MHRA Highlights Risk of Heart Valve Regurgitation with Fluoroquinolones

Pavankumar Kamat

December 29, 2020

The Medicines and Healthcare products Regulatory Agency (MHRA) has issued a drug safety update highlighting a small risk of heart valve regurgitation with the use of systemic and inhaled fluoroquinolones.

The update follows a European review of epidemiological and non-clinical studies which indicated an increased risk of heart valve regurgitation after the use of fluoroquinolones. A US case-control study found a two-fold increase in the relative risk of mitral or aortic regurgitation with current oral fluoroquinolone use vs the use of amoxicillin or azithromycin. Another non-clinical study reported increased collagen degradation in heart muscle cells with exposure to ciprofloxacin.

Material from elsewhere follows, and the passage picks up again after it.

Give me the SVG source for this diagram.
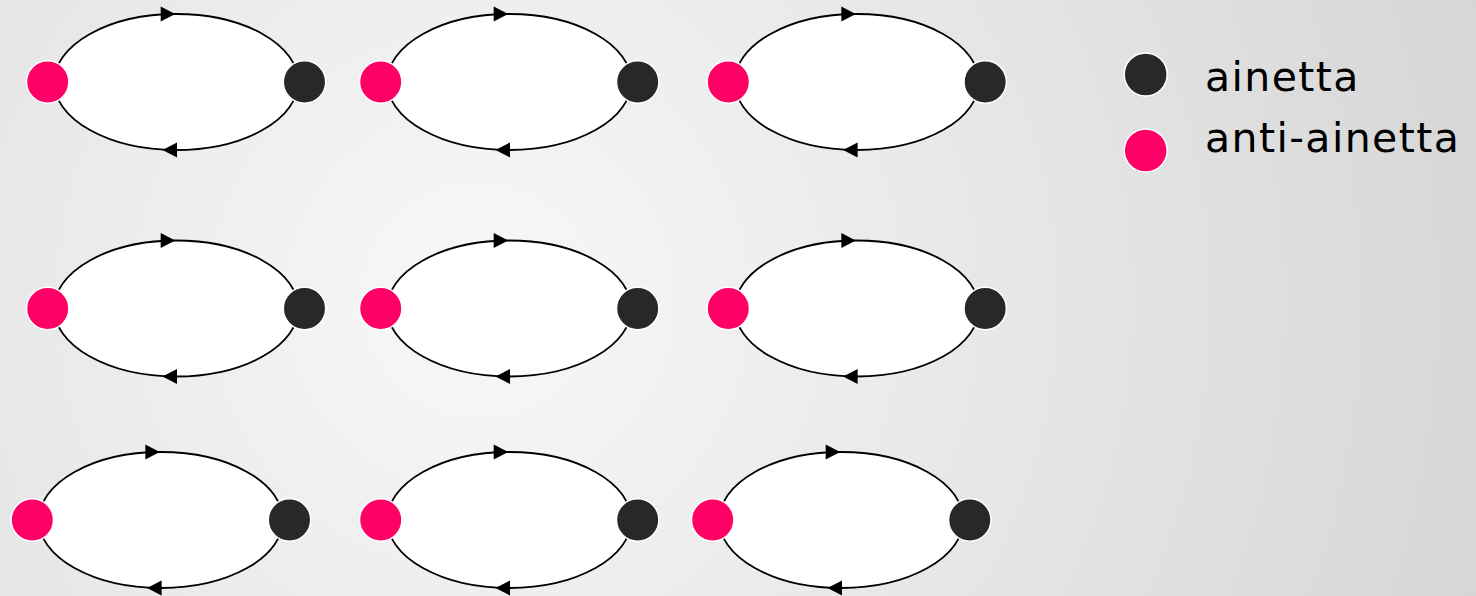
<svg xmlns="http://www.w3.org/2000/svg" xmlns:xlink="http://www.w3.org/1999/xlink" width="1476" height="596" viewBox="0 0 1476 596">
  <style>
    .loop { fill: #ffffff; stroke: #000000; stroke-width: 1.8; }
    .head { fill: #000000; }
    .anti { fill: #ff0066; stroke: #ffffff; stroke-width: 1.5; }
    .part { fill: #282828; stroke: #ffffff; stroke-width: 1.5; }
    .label { font-family: "DejaVu Sans", "Liberation Sans", sans-serif; font-size: 41px; letter-spacing: 1.4px; fill: #000000; }
  </style>
  <defs>
    <radialGradient id="bg" gradientUnits="userSpaceOnUse" cx="480" cy="300" r="1040">
      <stop offset="0" stop-color="#f8f8f8"/>
      <stop offset="1" stop-color="#d6d6d6"/>
    </radialGradient>
    <!-- arrowheads centred on their own origin -->
    <path id="hd-r" class="head" d="M-7,-7.5 L7.5,0 L-7,7.5 Z"/>
    <path id="hd-l" class="head" d="M7,-7.5 L-7.5,0 L7,7.5 Z"/>
  </defs>

  <rect width="1476" height="596" fill="url(#bg)"/>

  <!-- loops: upper arc runs left to right, lower arc right to left -->
  <g id="connectors">
    <g transform="translate(47.7,82)"><ellipse class="loop" cx="128.5" cy="0" rx="122" ry="68"/><use xlink:href="#hd-r" x="120" y="-68"/><use xlink:href="#hd-l" x="122.3" y="68"/></g>
    <g transform="translate(380.7,82)"><ellipse class="loop" cx="128.5" cy="0" rx="122" ry="68"/><use xlink:href="#hd-r" x="120" y="-68"/><use xlink:href="#hd-l" x="122.3" y="68"/></g>
    <g transform="translate(728.3,82)"><ellipse class="loop" cx="128.5" cy="0" rx="122" ry="68"/><use xlink:href="#hd-r" x="120" y="-68"/><use xlink:href="#hd-l" x="122.3" y="68"/></g>
    <g transform="translate(47.7,308.5)"><ellipse class="loop" cx="128.5" cy="0" rx="122" ry="68"/><use xlink:href="#hd-r" x="120" y="-68"/><use xlink:href="#hd-l" x="122.3" y="68"/></g>
    <g transform="translate(380.7,308.5)"><ellipse class="loop" cx="128.5" cy="0" rx="122" ry="68"/><use xlink:href="#hd-r" x="120" y="-68"/><use xlink:href="#hd-l" x="122.3" y="68"/></g>
    <g transform="translate(728.3,308.5)"><ellipse class="loop" cx="128.5" cy="0" rx="122" ry="68"/><use xlink:href="#hd-r" x="120" y="-68"/><use xlink:href="#hd-l" x="122.3" y="68"/></g>
    <g transform="translate(32.3,520)"><ellipse class="loop" cx="128.5" cy="0" rx="122" ry="68"/><use xlink:href="#hd-r" x="120" y="-68"/><use xlink:href="#hd-l" x="122.3" y="68"/></g>
    <g transform="translate(380.7,520)"><ellipse class="loop" cx="128.5" cy="0" rx="122" ry="68"/><use xlink:href="#hd-r" x="120" y="-68"/><use xlink:href="#hd-l" x="122.3" y="68"/></g>
    <g transform="translate(712.7,520)"><ellipse class="loop" cx="128.5" cy="0" rx="122" ry="68"/><use xlink:href="#hd-r" x="120" y="-68"/><use xlink:href="#hd-l" x="122.3" y="68"/></g>
  </g>

  <!-- row 1 -->
  <g id="anti-1"><circle class="anti" cx="47.7" cy="82" r="21.2"/></g>
  <g id="part-1"><circle class="part" cx="304.5" cy="82" r="21.2"/></g>
  <g id="anti-2"><circle class="anti" cx="380.7" cy="82" r="21.2"/></g>
  <g id="part-2"><circle class="part" cx="637.7" cy="82" r="21.2"/></g>
  <g id="anti-3"><circle class="anti" cx="728.3" cy="82" r="21.2"/></g>
  <g id="part-3"><circle class="part" cx="985.2" cy="82" r="21.2"/></g>

  <!-- row 2 -->
  <g id="anti-4"><circle class="anti" cx="47.7" cy="308.5" r="21.2"/></g>
  <g id="part-4"><circle class="part" cx="304.5" cy="308.5" r="21.2"/></g>
  <g id="anti-5"><circle class="anti" cx="380.7" cy="308.5" r="21.2"/></g>
  <g id="part-5"><circle class="part" cx="637.7" cy="308.5" r="21.2"/></g>
  <g id="anti-6"><circle class="anti" cx="728.3" cy="308.5" r="21.2"/></g>
  <g id="part-6"><circle class="part" cx="985.2" cy="308.5" r="21.2"/></g>

  <!-- row 3 -->
  <g id="anti-7"><circle class="anti" cx="32.3" cy="520" r="21.2"/></g>
  <g id="part-7"><circle class="part" cx="289.5" cy="520" r="21.2"/></g>
  <g id="anti-8"><circle class="anti" cx="380.7" cy="520" r="21.2"/></g>
  <g id="part-8"><circle class="part" cx="637.7" cy="520" r="21.2"/></g>
  <g id="anti-9"><circle class="anti" cx="712.7" cy="520" r="21.2"/></g>
  <g id="part-9"><circle class="part" cx="969.8" cy="520" r="21.2"/></g>

  <!-- key -->
  <g id="legend-ainetta">
    <circle class="part" cx="1145.7" cy="74.5" r="21.5"/>
    <text class="label" x="1205" y="90.7">ainetta</text>
  </g>
  <g id="legend-anti-ainetta">
    <circle class="anti" cx="1145.7" cy="150.5" r="21.5"/>
    <text class="label" x="1205" y="151.7">anti-ainetta</text>
  </g>
</svg>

Fluoroquinolones have been earlier associated with a small increased risk of aortic aneurysm and dissection and with an increased risk of adverse effects on the musculoskeletal and nervous system.

Clinicians are advised to prescribe fluoroquinolones only after careful benefit-risk assessment and after consideration of alternative therapeutic options in the following patient populations:

  • those with congenital or pre-existing heart valve disease;

  • those with connective tissue disorders (e.g. Marfan syndrome or Ehlers-Danlos syndrome);

  • those with other risk factors or predisposing conditions for heart valve regurgitation (e.g. hypertension, Turner’s syndrome, Behçet’s disease, rheumatoid arthritis and infective endocarditis).

Clinicians should advise patients to seek immediate medical attention if they experience:

  • rapid onset of dyspnoea, particularly when lying down flat in bed;

  • swollen ankles, feet or abdomen;

  • new-onset heart palpitations.

The product information for these drugs is being updated to reflect the increased risk of heart valve regurgitation.